— Exercise requirements —
Make an exact copy of the data below, leaving out every picture.
[Begin Stored data]
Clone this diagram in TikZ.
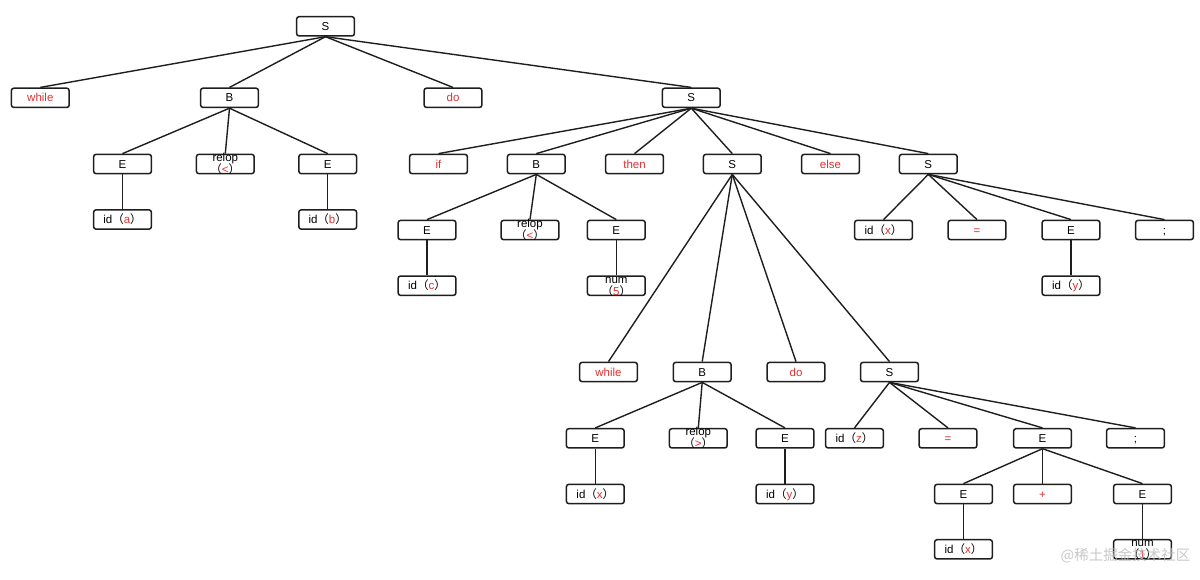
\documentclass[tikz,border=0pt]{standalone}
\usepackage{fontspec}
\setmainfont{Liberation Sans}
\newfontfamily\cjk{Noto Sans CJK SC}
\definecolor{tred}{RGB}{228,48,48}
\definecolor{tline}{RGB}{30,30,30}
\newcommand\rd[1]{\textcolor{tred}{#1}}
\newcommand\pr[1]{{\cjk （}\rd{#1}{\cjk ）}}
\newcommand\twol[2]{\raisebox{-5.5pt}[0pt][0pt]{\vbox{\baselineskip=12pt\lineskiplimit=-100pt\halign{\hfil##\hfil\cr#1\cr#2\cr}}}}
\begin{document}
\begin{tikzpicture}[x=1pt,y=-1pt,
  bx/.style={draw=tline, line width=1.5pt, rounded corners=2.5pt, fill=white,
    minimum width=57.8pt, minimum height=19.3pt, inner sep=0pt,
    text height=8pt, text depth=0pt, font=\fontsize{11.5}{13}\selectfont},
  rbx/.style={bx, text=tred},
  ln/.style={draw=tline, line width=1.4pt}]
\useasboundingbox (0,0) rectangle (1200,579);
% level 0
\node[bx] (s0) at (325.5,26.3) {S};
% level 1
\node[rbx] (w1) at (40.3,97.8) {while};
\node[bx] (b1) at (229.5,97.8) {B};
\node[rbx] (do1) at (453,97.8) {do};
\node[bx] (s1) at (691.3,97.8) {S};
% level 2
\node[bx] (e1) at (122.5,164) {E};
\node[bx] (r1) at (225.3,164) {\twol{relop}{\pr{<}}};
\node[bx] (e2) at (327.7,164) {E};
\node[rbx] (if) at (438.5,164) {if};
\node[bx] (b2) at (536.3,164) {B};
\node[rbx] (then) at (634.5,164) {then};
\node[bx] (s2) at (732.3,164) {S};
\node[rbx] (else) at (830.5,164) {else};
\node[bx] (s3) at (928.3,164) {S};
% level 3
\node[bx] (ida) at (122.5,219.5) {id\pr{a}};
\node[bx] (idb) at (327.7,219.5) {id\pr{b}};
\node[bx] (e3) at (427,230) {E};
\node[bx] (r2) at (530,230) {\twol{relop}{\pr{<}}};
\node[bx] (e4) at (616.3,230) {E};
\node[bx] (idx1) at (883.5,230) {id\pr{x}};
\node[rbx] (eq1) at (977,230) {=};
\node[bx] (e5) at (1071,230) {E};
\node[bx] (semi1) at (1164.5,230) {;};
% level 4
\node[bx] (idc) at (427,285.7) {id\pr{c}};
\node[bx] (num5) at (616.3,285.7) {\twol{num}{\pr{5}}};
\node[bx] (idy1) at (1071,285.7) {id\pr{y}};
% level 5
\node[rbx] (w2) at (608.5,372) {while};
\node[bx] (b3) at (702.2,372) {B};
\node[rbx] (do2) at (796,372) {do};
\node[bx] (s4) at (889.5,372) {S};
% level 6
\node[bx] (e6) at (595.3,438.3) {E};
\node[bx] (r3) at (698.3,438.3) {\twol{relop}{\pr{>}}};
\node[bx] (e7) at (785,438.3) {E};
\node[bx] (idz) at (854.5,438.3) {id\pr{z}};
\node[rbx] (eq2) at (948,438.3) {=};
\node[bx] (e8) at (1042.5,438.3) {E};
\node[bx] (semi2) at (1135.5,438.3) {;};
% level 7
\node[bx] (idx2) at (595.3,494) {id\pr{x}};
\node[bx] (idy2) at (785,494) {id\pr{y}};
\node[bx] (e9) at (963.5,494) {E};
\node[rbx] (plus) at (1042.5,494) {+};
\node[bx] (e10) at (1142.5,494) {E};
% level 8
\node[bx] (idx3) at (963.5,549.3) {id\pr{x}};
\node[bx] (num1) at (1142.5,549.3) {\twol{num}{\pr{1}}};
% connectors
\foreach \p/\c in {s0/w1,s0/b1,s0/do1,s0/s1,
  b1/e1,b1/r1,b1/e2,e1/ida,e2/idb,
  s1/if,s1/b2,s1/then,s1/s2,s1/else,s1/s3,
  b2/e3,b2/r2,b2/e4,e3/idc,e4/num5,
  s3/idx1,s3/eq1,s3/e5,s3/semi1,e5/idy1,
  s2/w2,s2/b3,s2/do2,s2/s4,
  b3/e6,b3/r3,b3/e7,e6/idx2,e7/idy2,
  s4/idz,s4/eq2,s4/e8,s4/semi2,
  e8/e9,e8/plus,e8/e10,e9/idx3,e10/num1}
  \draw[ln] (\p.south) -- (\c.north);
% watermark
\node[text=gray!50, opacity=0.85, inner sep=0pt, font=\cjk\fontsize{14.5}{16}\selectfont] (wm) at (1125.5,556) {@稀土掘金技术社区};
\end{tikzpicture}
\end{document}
[End Stored data]
— The solution —
Clone this diagram in TikZ.
\documentclass[tikz,border=0pt]{standalone}
\usepackage{fontspec}
\setmainfont{Liberation Sans}
\newfontfamily\cjk{Noto Sans CJK SC}
\definecolor{tred}{RGB}{228,48,48}
\definecolor{tline}{RGB}{30,30,30}
\newcommand\rd[1]{\textcolor{tred}{#1}}
\newcommand\pr[1]{{\cjk （}\rd{#1}{\cjk ）}}
\newcommand\twol[2]{\raisebox{-5.5pt}[0pt][0pt]{\vbox{\baselineskip=12pt\lineskiplimit=-100pt\halign{\hfil##\hfil\cr#1\cr#2\cr}}}}
\begin{document}
\begin{tikzpicture}[x=1pt,y=-1pt,
  bx/.style={draw=tline, line width=1.5pt, rounded corners=2.5pt, fill=white,
    minimum width=57.8pt, minimum height=19.3pt, inner sep=0pt,
    text height=8pt, text depth=0pt, font=\fontsize{11.5}{13}\selectfont},
  rbx/.style={bx, text=tred},
  ln/.style={draw=tline, line width=1.4pt}]
\useasboundingbox (0,0) rectangle (1200,579);
% level 0
\node[bx] (s0) at (325.5,26.3) {S};
% level 1
\node[rbx] (w1) at (40.3,97.8) {while};
\node[bx] (b1) at (229.5,97.8) {B};
\node[rbx] (do1) at (453,97.8) {do};
\node[bx] (s1) at (691.3,97.8) {S};
% level 2
\node[bx] (e1) at (122.5,164) {E};
\node[bx] (r1) at (225.3,164) {\twol{relop}{\pr{<}}};
\node[bx] (e2) at (327.7,164) {E};
\node[rbx] (if) at (438.5,164) {if};
\node[bx] (b2) at (536.3,164) {B};
\node[rbx] (then) at (634.5,164) {then};
\node[bx] (s2) at (732.3,164) {S};
\node[rbx] (else) at (830.5,164) {else};
\node[bx] (s3) at (928.3,164) {S};
% level 3
\node[bx] (ida) at (122.5,219.5) {id\pr{a}};
\node[bx] (idb) at (327.7,219.5) {id\pr{b}};
\node[bx] (e3) at (427,230) {E};
\node[bx] (r2) at (530,230) {\twol{relop}{\pr{<}}};
\node[bx] (e4) at (616.3,230) {E};
\node[bx] (idx1) at (883.5,230) {id\pr{x}};
\node[rbx] (eq1) at (977,230) {=};
\node[bx] (e5) at (1071,230) {E};
\node[bx] (semi1) at (1164.5,230) {;};
% level 4
\node[bx] (idc) at (427,285.7) {id\pr{c}};
\node[bx] (num5) at (616.3,285.7) {\twol{num}{\pr{5}}};
\node[bx] (idy1) at (1071,285.7) {id\pr{y}};
% level 5
\node[rbx] (w2) at (608.5,372) {while};
\node[bx] (b3) at (702.2,372) {B};
\node[rbx] (do2) at (796,372) {do};
\node[bx] (s4) at (889.5,372) {S};
% level 6
\node[bx] (e6) at (595.3,438.3) {E};
\node[bx] (r3) at (698.3,438.3) {\twol{relop}{\pr{>}}};
\node[bx] (e7) at (785,438.3) {E};
\node[bx] (idz) at (854.5,438.3) {id\pr{z}};
\node[rbx] (eq2) at (948,438.3) {=};
\node[bx] (e8) at (1042.5,438.3) {E};
\node[bx] (semi2) at (1135.5,438.3) {;};
% level 7
\node[bx] (idx2) at (595.3,494) {id\pr{x}};
\node[bx] (idy2) at (785,494) {id\pr{y}};
\node[bx] (e9) at (963.5,494) {E};
\node[rbx] (plus) at (1042.5,494) {+};
\node[bx] (e10) at (1142.5,494) {E};
% level 8
\node[bx] (idx3) at (963.5,549.3) {id\pr{x}};
\node[bx] (num1) at (1142.5,549.3) {\twol{num}{\pr{1}}};
% connectors
\foreach \p/\c in {s0/w1,s0/b1,s0/do1,s0/s1,
  b1/e1,b1/r1,b1/e2,e1/ida,e2/idb,
  s1/if,s1/b2,s1/then,s1/s2,s1/else,s1/s3,
  b2/e3,b2/r2,b2/e4,e3/idc,e4/num5,
  s3/idx1,s3/eq1,s3/e5,s3/semi1,e5/idy1,
  s2/w2,s2/b3,s2/do2,s2/s4,
  b3/e6,b3/r3,b3/e7,e6/idx2,e7/idy2,
  s4/idz,s4/eq2,s4/e8,s4/semi2,
  e8/e9,e8/plus,e8/e10,e9/idx3,e10/num1}
  \draw[ln] (\p.south) -- (\c.north);
% watermark
\node[text=gray!50, opacity=0.85, inner sep=0pt, font=\cjk\fontsize{14.5}{16}\selectfont] (wm) at (1125.5,556) {@稀土掘金技术社区};
\end{tikzpicture}
\end{document}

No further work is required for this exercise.